Punktuell abbildende Brillengläser
Um sich diesen Fehler (d. h. den Astigmatismus schiefer Bündel) vorstellen zu können, muss man etwas ins Detail gehen:
- Ein Punkt wird vom Zentrum einer Linse scharf als Punkt abgebildet.
- Im Randbereich einer Linse erscheint ein Punkt aber als zwei Linien, die in der Tiefe zueinander verschoben sind.
- Die Summe aller abgebildeten Bildpunkte ergibt dann zwei Bildschalen, die sich in der Mitte berühren und sich zum Rand hin immer weiter voneinander entfernen.
Ostwald erkannte auch, dass der Astigmatismus schiefer Bündel durch die Durchbiegung von Vorder- und Rückfläche der Linsen beeinflusst wird. Woraufhin zwischen den Herstellern ein Wettlauf rund um die Berechnung der besten Linsen startete – mit dem Ergebnis, dass 1912 die ersten punktuell abbildenden Brillengläser auf den Markt kamen. Diese galten damals als revolutionär und kommen sogar heute noch teilweise zum Einsatz.
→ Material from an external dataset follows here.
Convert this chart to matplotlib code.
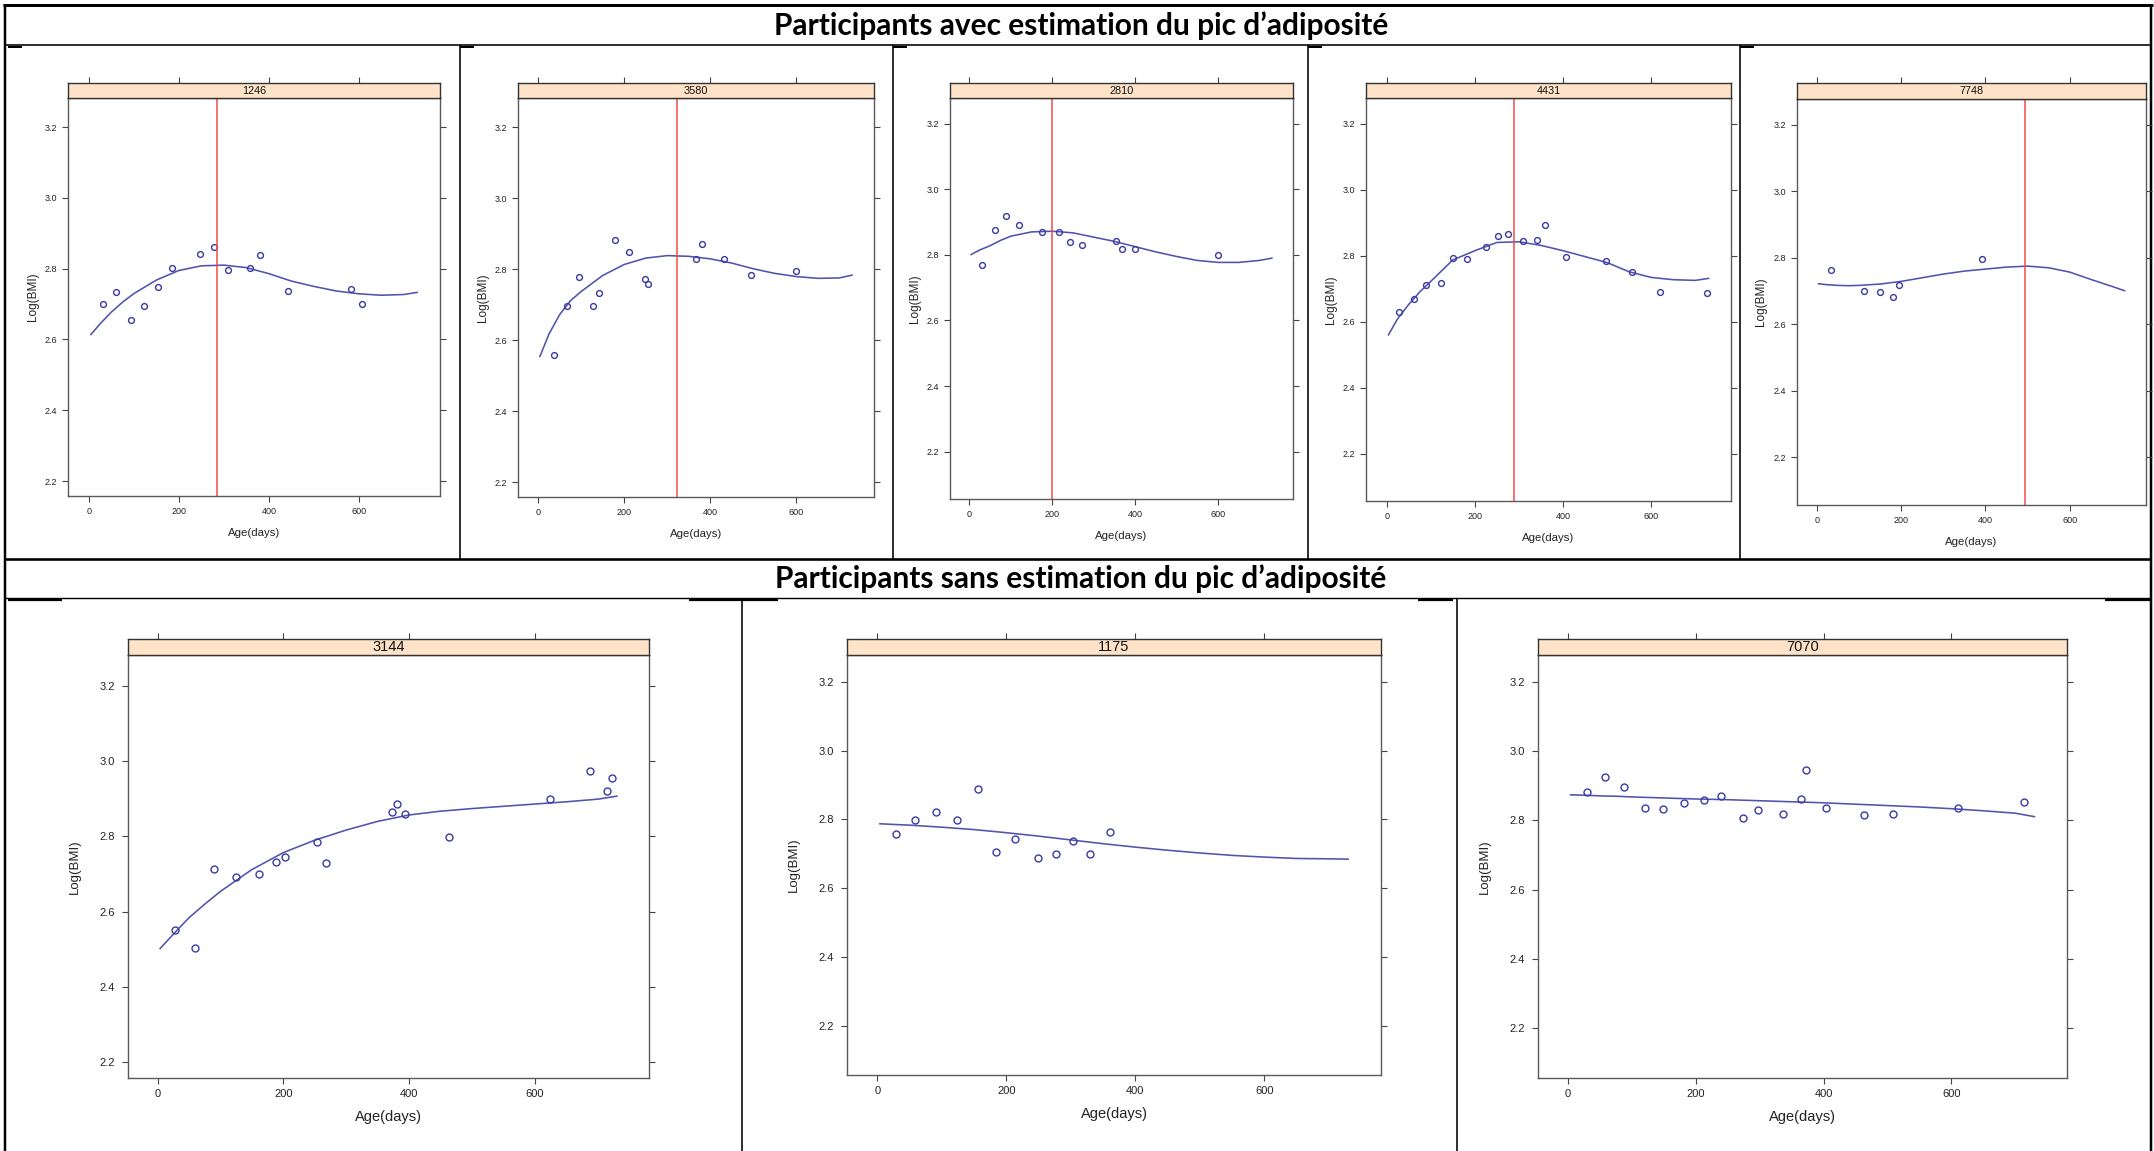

Der nächste große Meilenstein der Brillenglasentwicklung sollte erst viele Jahre später, nämlich in den 80ern, erfolgen: das asphärische Brillenglas war geboren.
Asphärische Brillengläser
Asphärische Brillengläser bringen zahlreiche Vorteile mit sich:
- Sie sind dünn, leicht, verursachen keine starken Verzerrungen und bieten (durch die Korrektion der sphärischen Aberration) auch im Zentrum eine gute Abbildungsqualität.
Ein Brillenglas sollte nach Möglichkeit aber nicht nur Linsenfehler reduzieren, sondern auch „refraktionsrichtig“ sein – d. h., es sollte über die ganze Fläche hinweg die gleiche Wirkung haben. Eine Anforderung, der auch asphärische Brillengläser nicht gänzlich gerecht werden. Weshalb infolge die anfangs erwähnten, individualisierten Brillengläser entwickelt wurden.